TASK MATERIAL:
● ● ● ● ● ● ●

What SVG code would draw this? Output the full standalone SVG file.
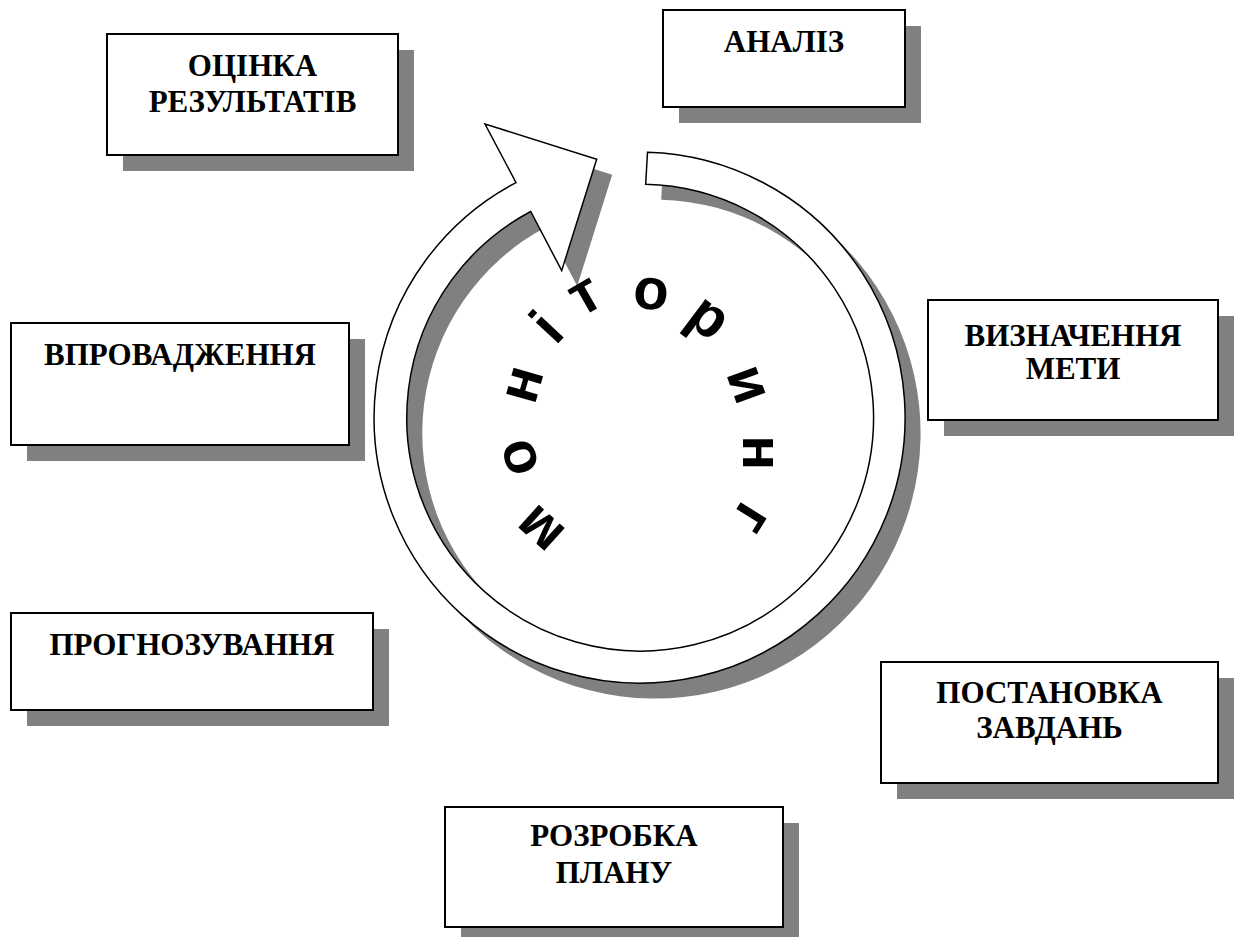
<svg xmlns="http://www.w3.org/2000/svg" width="1241" height="937" viewBox="0 0 1241 937">
<style>
.sh{fill:#808080;stroke:none}
.bx{fill:#fff;stroke:#000;stroke-width:2}
.t{font-family:"Liberation Serif","Times New Roman",serif;font-weight:bold;font-size:31px;text-anchor:middle;fill:#000}
.m{font-family:"Liberation Sans",Arial,sans-serif;font-weight:bold;font-size:58px;text-anchor:middle;fill:#000}
.ring{fill:#fff;stroke:#000;stroke-width:1.5;stroke-linejoin:miter}
</style>
<defs>
<path id="arrowShape" d="M 647.5,152.2 A 265.5 265.5 0 1 1 516,182.6 L 485,124 L 596.7,159.3 L 561.7,270.6 L 530.7,211.5 A 233.4 233.4 0 1 0 645.7,184.3 Z"/>
</defs>
<rect width="1241" height="937" fill="#fff"/>
<g id="cycle-arrow">
<use href="#arrowShape" class="sh" transform="translate(15.5,15.5)"/>
<use href="#arrowShape" class="ring"/>
</g>
<g id="monitoring">
<text class="m" transform="translate(541.7,527.5) rotate(-138)" y="15">м</text>
<text class="m" transform="translate(520.5,457) rotate(-108)" y="15">о</text>
<text class="m" transform="translate(525,385) rotate(-74)" y="15">н</text>
<text class="m" transform="translate(550,330) rotate(-47)" y="15">і</text>
<text class="m" transform="translate(586,297.5) rotate(-30)" y="15">т</text>
<text class="m" transform="translate(651,294) rotate(5)" y="15">о</text>
<text class="m" transform="translate(707,320) rotate(37)" y="15">р</text>
<text class="m" transform="translate(746,385) rotate(70)" y="15">и</text>
<text class="m" transform="translate(758.3,452.7) rotate(90)" y="15">н</text>
<text class="m" transform="translate(749,517) rotate(122)" y="15">г</text>
</g>
<g id="node-otsinka">
<rect class="sh" x="123" y="50" width="291" height="121"/>
<rect class="bx" x="107" y="34" width="291" height="121"/>
<text class="t" x="252.5" y="76">ОЦІНКА</text>
<text class="t" x="252.5" y="112">РЕЗУЛЬТАТІВ</text>
</g>
<g id="node-analiz">
<rect class="sh" x="679" y="26" width="242" height="97"/>
<rect class="bx" x="663" y="10" width="242" height="97"/>
<text class="t" x="784" y="52">АНАЛІЗ</text>
</g>
<g id="node-vyznachennya">
<rect class="sh" x="944" y="316" width="290" height="120"/>
<rect class="bx" x="928" y="300" width="290" height="120"/>
<text class="t" x="1073" y="346">ВИЗНАЧЕННЯ</text>
<text class="t" x="1073" y="379">МЕТИ</text>
</g>
<g id="node-vprovadzhennya">
<rect class="sh" x="27" y="339" width="338" height="122"/>
<rect class="bx" x="11" y="323" width="338" height="122"/>
<text class="t" x="180" y="365">ВПРОВАДЖЕННЯ</text>
</g>
<g id="node-prognozuvannya">
<rect class="sh" x="27" y="629" width="362" height="97"/>
<rect class="bx" x="11" y="613" width="362" height="97"/>
<text class="t" x="192" y="655">ПРОГНОЗУВАННЯ</text>
</g>
<g id="node-postanovka">
<rect class="sh" x="897" y="678" width="337" height="121"/>
<rect class="bx" x="881" y="662" width="337" height="121"/>
<text class="t" x="1049.5" y="703">ПОСТАНОВКА</text>
<text class="t" x="1049.5" y="738">ЗАВДАНЬ</text>
</g>
<g id="node-rozrobka">
<rect class="sh" x="461" y="823" width="338" height="120"/>
<rect class="bx" x="445" y="807" width="338" height="120"/>
<text class="t" x="614" y="846">РОЗРОБКА</text>
<text class="t" x="614" y="883">ПЛАНУ</text>
</g>
</svg>
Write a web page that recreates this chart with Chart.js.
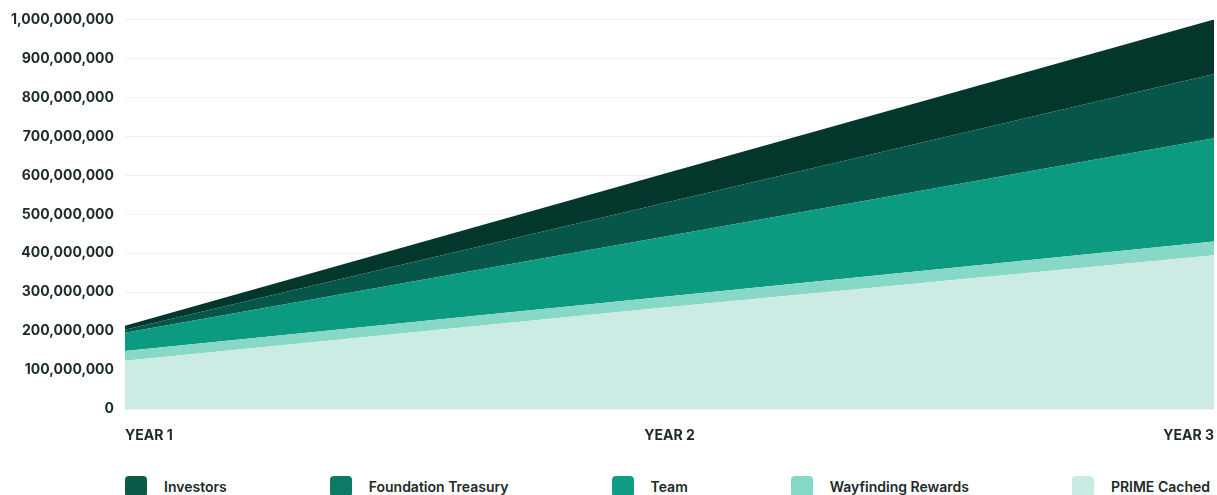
<!DOCTYPE html>
<html>
<head>
<meta charset="utf-8">
<script src="https://cdn.jsdelivr.net/npm/chart.js@4/dist/chart.umd.min.js"></script>
<style>
  html, body { margin: 0; padding: 0; background: #ffffff; }
  body { width: 1217px; height: 495px; overflow: hidden; position: relative; font-family: Inter, "Noto Sans", sans-serif; }
  #wrap { position: absolute; left: 0; top: 0; width: 1217px; height: 468px; }
  #legend { position: absolute; left: 125px; top: 476px; width: 1085px; display: flex; justify-content: space-between; align-items: center; }
  .item { display: flex; align-items: center; }
  .box { width: 22px; height: 21px; border-radius: 4px; margin-right: 17px; }
  .lbl { font-size: 14px; font-weight: 600; color: #1c2a28; line-height: 21px; }
</style>
</head>
<body>
<div id="wrap"><canvas id="c"></canvas></div>
<div id="legend"></div>
<script>
const categories = ['YEAR 1', 'YEAR 2', 'YEAR 3'];
const primeCached = [124000000, 262000000, 395000000];
const wayfindingRewards = [25000000, 28000000, 35000000];
const team = [47000000, 155000000, 265000000];
const foundationTreasury = [8000000, 87000000, 165000000];
const investors = [10000000, 76000000, 140000000];
const yTickMax = 1000000000;
const yTickStep = 100000000;

const legendOrder = ['Investors', 'Foundation Treasury', 'Team', 'Wayfinding Rewards', 'PRIME Cached'];
const legendColors = {
  'Investors': '#0b5a48',
  'Foundation Treasury': '#0e7a66',
  'Team': '#0e9e84',
  'Wayfinding Rewards': '#86d8c6',
  'PRIME Cached': '#cbeae4'
};

const datasets = [
  { label: 'PRIME Cached', data: primeCached, backgroundColor: '#cdebe5', fill: 'origin' },
  { label: 'Wayfinding Rewards', data: wayfindingRewards, backgroundColor: '#88d8c8', fill: '-1' },
  { label: 'Team', data: team, backgroundColor: '#0c9b80', fill: '-1' },
  { label: 'Foundation Treasury', data: foundationTreasury, backgroundColor: '#06574a', fill: '-1' },
  { label: 'Investors', data: investors, backgroundColor: '#03372b', fill: '-1' }
].map(d => Object.assign(d, { borderWidth: 0, pointRadius: 0, pointHoverRadius: 0, tension: 0 }));

const textColor = '#1c2a28';

new Chart(document.getElementById('c'), {
  type: 'line',
  data: { labels: categories, datasets },
  options: {
    responsive: true,
    maintainAspectRatio: false,
    animation: false,
    layout: { padding: { top: 12, right: 3, bottom: 14, left: 0 } },
    plugins: { legend: { display: false }, tooltip: { enabled: false } },
    scales: {
      x: {
        offset: false,
        afterFit: s => { s.paddingLeft = 0; s.paddingRight = 0; },
        grid: { display: false },
        border: { display: false },
        ticks: {
          align: 'inner',
          padding: 10,
          maxRotation: 0,
          color: textColor,
          font: { family: 'Inter', size: 14, weight: 'bold' }
        }
      },
      y: {
        stacked: true,
        min: 0,
        max: yTickMax,
        z: 1,
        afterFit: s => { s.width = 125; },
        grid: { color: 'rgba(0,0,0,0.06)', drawTicks: false, lineWidth: 1 },
        border: { display: false },
        ticks: {
          stepSize: yTickStep,
          padding: 11,
          color: textColor,
          font: { family: 'Inter', size: 14, weight: 'bold' },
          callback: v => Number(v).toLocaleString('en-US')
        }
      }
    }
  }
});

const leg = document.getElementById('legend');
legendOrder.forEach(name => {
  const it = document.createElement('div');
  it.className = 'item';
  const b = document.createElement('div');
  b.className = 'box';
  b.style.background = legendColors[name];
  const t = document.createElement('span');
  t.className = 'lbl';
  t.textContent = name;
  it.appendChild(b); it.appendChild(t);
  leg.appendChild(it);
});
</script>
</body>
</html>
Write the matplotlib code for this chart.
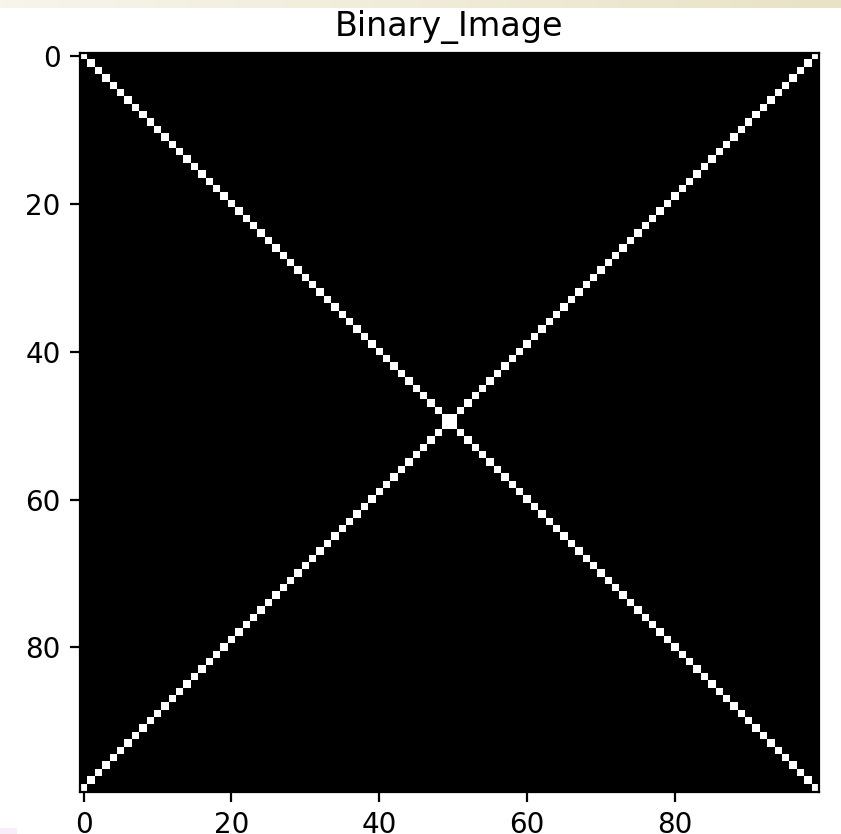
import numpy as np
import matplotlib
matplotlib.use("Agg")
import matplotlib.pyplot as plt
from matplotlib.patches import Rectangle

# 이미지 크기와 선 (대각선 + 역대각선)
size = 100
diag_rows = list(range(size))
diag_cols = list(range(size))
anti_cols = [size - 1 - r for r in diag_rows]

img = np.zeros((size, size))
img[diag_rows, diag_cols] = 1
img[diag_rows, anti_cols] = 1

W, H = 841, 834
fig = plt.figure(figsize=(W / 200, H / 200), dpi=200)

# 위쪽 베이지색 그라데이션 띠 (스크린샷 가장자리)
band = fig.add_axes([0, 1 - 8 / H, 1, 8 / H])
band.imshow(np.linspace(0, 1, 256)[None, :], aspect="auto",
            cmap=matplotlib.colors.LinearSegmentedColormap.from_list(
                "band", ["#f7f5ec", "#e8e3c6"]))
band.set_axis_off()

# 왼쪽 아래 분홍색 조각
fig.patches.append(Rectangle((0, 0), 17 / W, 6 / H, transform=fig.transFigure,
                             facecolor="#f8eef8", edgecolor="none"))

ax = fig.add_axes([80 / W, (H - 792) / H, 739 / W, 740 / H])
ax.imshow(img, cmap="gray", interpolation="nearest")
ax.set_title("Binary_Image")

fig.savefig("out.png", dpi=200)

● ● ● ● ● ● ●

SHORT PROBLEM:
Drop the pictures, then write out only the lines running from the one containing "Write the matplotlib code for this chart." through the last line above, both included, exactly.

ANSWER:
Write the matplotlib code for this chart.
import numpy as np
import matplotlib
matplotlib.use("Agg")
import matplotlib.pyplot as plt
from matplotlib.patches import Rectangle

# 이미지 크기와 선 (대각선 + 역대각선)
size = 100
diag_rows = list(range(size))
diag_cols = list(range(size))
anti_cols = [size - 1 - r for r in diag_rows]

img = np.zeros((size, size))
img[diag_rows, diag_cols] = 1
img[diag_rows, anti_cols] = 1

W, H = 841, 834
fig = plt.figure(figsize=(W / 200, H / 200), dpi=200)

# 위쪽 베이지색 그라데이션 띠 (스크린샷 가장자리)
band = fig.add_axes([0, 1 - 8 / H, 1, 8 / H])
band.imshow(np.linspace(0, 1, 256)[None, :], aspect="auto",
            cmap=matplotlib.colors.LinearSegmentedColormap.from_list(
                "band", ["#f7f5ec", "#e8e3c6"]))
band.set_axis_off()

# 왼쪽 아래 분홍색 조각
fig.patches.append(Rectangle((0, 0), 17 / W, 6 / H, transform=fig.transFigure,
                             facecolor="#f8eef8", edgecolor="none"))

ax = fig.add_axes([80 / W, (H - 792) / H, 739 / W, 740 / H])
ax.imshow(img, cmap="gray", interpolation="nearest")
ax.set_title("Binary_Image")

fig.savefig("out.png", dpi=200)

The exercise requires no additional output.